* [WHAT THE TASK REQUIRES]:
Using the data below, copy every line that contains the word "page".
------------------------------------------------------------------------
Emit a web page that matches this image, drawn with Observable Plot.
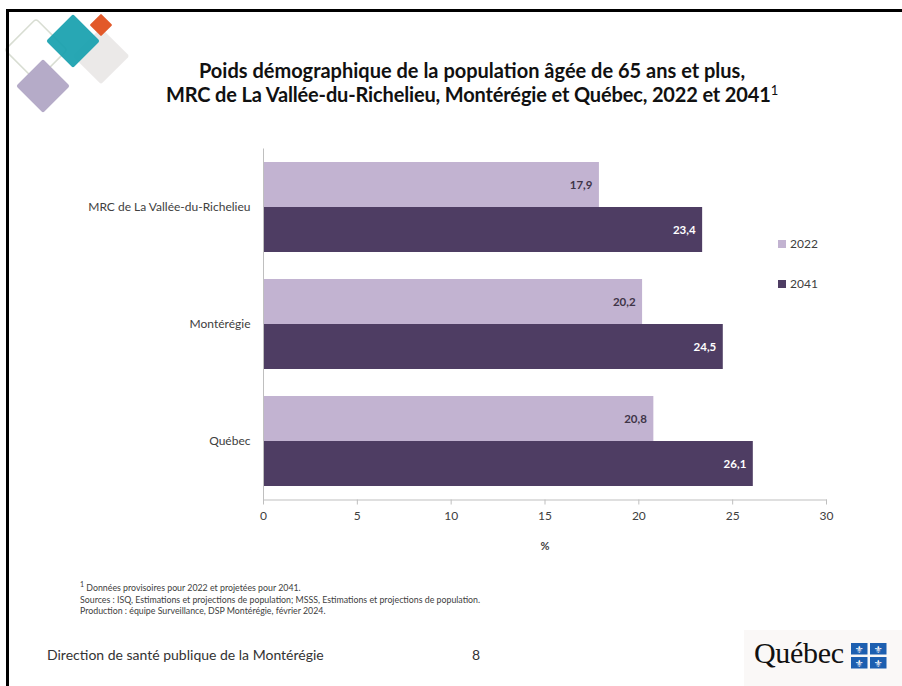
<!DOCTYPE html>
<html><head><meta charset="utf-8">
<script src="https://cdn.jsdelivr.net/npm/d3@7"></script>
<script src="https://cdn.jsdelivr.net/npm/@observablehq/plot@0.6"></script>
<style>
body{margin:0;background:#fff;font-family:Lato,"Open Sans",sans-serif;}
#page{position:relative;width:902px;height:686px;overflow:hidden;background:#fff;}
#bleft{position:absolute;left:6px;top:9px;width:3px;height:690px;background:#000;}
#btop{position:absolute;left:6px;top:9px;width:900px;height:2.5px;background:#000;}
#chart{position:absolute;left:0;top:0;}
.title{position:absolute;left:0;width:944px;text-align:center;font-weight:bold;font-size:20px;color:#111;line-height:24px;}
.leg{position:absolute;left:778px;font-size:12px;color:#404040;display:flex;align-items:center;}
.leg span.sw{display:inline-block;width:8px;height:8px;margin-right:4px;}
.foot{position:absolute;left:80px;font-size:8.8px;color:#404040;line-height:11.5px;}
.footer{position:absolute;font-size:14px;color:#333;}
</style></head>
<body>
<div id="page">
  <svg id="logo" width="160" height="130" style="position:absolute;left:0;top:0">
    <rect x="-22" y="-22" width="44" height="44" rx="3" transform="translate(36,50) rotate(45)" fill="none" stroke="#d8ddd2" stroke-width="1.5"/>
    <rect x="-20" y="-20" width="40" height="40" rx="2" transform="translate(101,56) rotate(45)" fill="#ebe9e8"/>
    <rect x="-19" y="-19" width="38" height="38" rx="2" transform="translate(73,41) rotate(45)" fill="#16a0ae" opacity="0.92"/>
    <rect x="-19" y="-19" width="38" height="38" rx="2" transform="translate(43,86) rotate(45)" fill="#b5abc8"/>
    <rect x="-8" y="-8" width="16" height="16" rx="1" transform="translate(101,25) rotate(45)" fill="#e2592a"/>
  </svg>
  <div id="bleft"></div><div id="btop"></div>
  <div class="title" style="top:58px">Poids démographique de la population âgée de 65 ans et plus,</div>
  <div class="title" style="top:82px;letter-spacing:-0.15px">MRC de La Vallée-du-Richelieu, Montérégie et Québec, 2022 et 2041<sup style="font-size:13px;font-weight:normal;vertical-align:7px;line-height:0">1</sup></div>
  <div id="chart"></div>
  <div class="leg" style="top:236px"><span class="sw" style="background:#c2b3d1"></span>2022</div>
  <div class="leg" style="top:276px"><span class="sw" style="background:#4e3d63"></span>2041</div>
  <div class="foot" style="top:582px"><sup style="font-size:7px;line-height:0">1</sup> Données provisoires pour 2022 et projetées pour 2041.<br>Sources : ISQ, Estimations et projections de population; MSSS, Estimations et projections de population.<br>Production : équipe Surveillance, DSP Montérégie, février 2024.</div>
  <div class="footer" style="left:47px;top:646px">Direction de santé publique de la Montérégie</div>
  <div class="footer" style="left:472px;top:646px">8</div>
  <div style="position:absolute;left:744px;top:630px;width:158px;height:56px;background:#faf8f7"></div>
  <div style="position:absolute;left:754px;top:636px;font-family:'Liberation Serif','DejaVu Serif',serif;font-size:30px;color:#111;letter-spacing:-0.3px">Québec</div>
  <svg width="36" height="26" style="position:absolute;left:851px;top:643px">
    <rect x="0" y="0" width="16.5" height="11.5" fill="#1d5fb0"/>
    <rect x="19" y="0" width="16.5" height="11.5" fill="#1d5fb0"/>
    <rect x="0" y="14" width="16.5" height="11.5" fill="#1d5fb0"/>
    <rect x="19" y="14" width="16.5" height="11.5" fill="#1d5fb0"/>
    <g fill="#fff" font-family="DejaVu Sans" font-size="10" text-anchor="middle">
      <text x="8.2" y="9.5">⚜</text><text x="27.2" y="9.5">⚜</text>
      <text x="8.2" y="23.5">⚜</text><text x="27.2" y="23.5">⚜</text>
    </g>
  </svg>
</div>
<script>
const regions = ["MRC de La Vallée-du-Richelieu", "Montérégie", "Québec"];
const years = ["2022", "2041"];
const values2022 = [17.9, 20.2, 20.8];
const values2041 = [23.4, 24.5, 26.1];
const xTicks = [0, 5, 10, 15, 20, 25, 30];
const colors = ["#c2b3d1", "#4e3d63"];

const data = regions.flatMap((r, i) => [
  {region: r, year: years[0], value: values2022[i]},
  {region: r, year: years[1], value: values2041[i]}
]);
const fmt = v => v.toFixed(1).replace(".", ",");
const d22 = data.filter(d => d.year === years[0]);
const d41 = data.filter(d => d.year === years[1]);

const chart = Plot.plot({
  width: 902, height: 686,
  marginTop: 148.5, marginBottom: 186.5, marginLeft: 263, marginRight: 76,
  style: {fontFamily: "Lato, 'Open Sans', sans-serif", fontSize: "12px", background: "transparent"},
  x: {domain: [0, 30], axis: null},
  y: {domain: regions, paddingInner: 27/117, paddingOuter: 13.5/117, align: 0.5, axis: null},
  color: {domain: years, range: colors},
  marks: [
    Plot.barX(d22, {x: "value", y: "region", fill: "year", insetBottom: 45}),
    Plot.barX(d41, {x: "value", y: "region", fill: "year", insetTop: 45}),
    Plot.text(d22, {x: "value", y: "region", dy: -22.5, dx: -7, text: d => fmt(d.value), textAnchor: "end", fill: "#3f3548", fontWeight: "bold", fontSize: 11.5}),
    Plot.text(d41, {x: "value", y: "region", dy: 22.5, dx: -7, text: d => fmt(d.value), textAnchor: "end", fill: "#ffffff", fontWeight: "bold", fontSize: 11.5}),
    Plot.frame({anchor: "bottom", stroke: "#bfbfbf"}),
    Plot.frame({anchor: "left", stroke: "#bfbfbf"}),
    Plot.axisX({ticks: xTicks, tickSize: 5, tickPadding: 6, stroke: "#bfbfbf", fill: "#404040", label: null, tickFormat: d => String(d)}),
    Plot.axisX({anchor: "bottom", ticks: [], label: "%", labelAnchor: "center", labelOffset: 50, labelArrow: "none", fontWeight: "bold", fontSize: 11, fill: "#404040"}),
    Plot.axisY({tickSize: 0, tickPadding: 13, fill: "#404040", label: null})
  ]
});
document.getElementById("chart").appendChild(chart);
</script>
</body></html>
------------------------------------------------------------------------
* [EXERCISE ANSWER]:
Emit a web page that matches this image, drawn with Observable Plot.
#page{position:relative;width:902px;height:686px;overflow:hidden;background:#fff;}
<div id="page">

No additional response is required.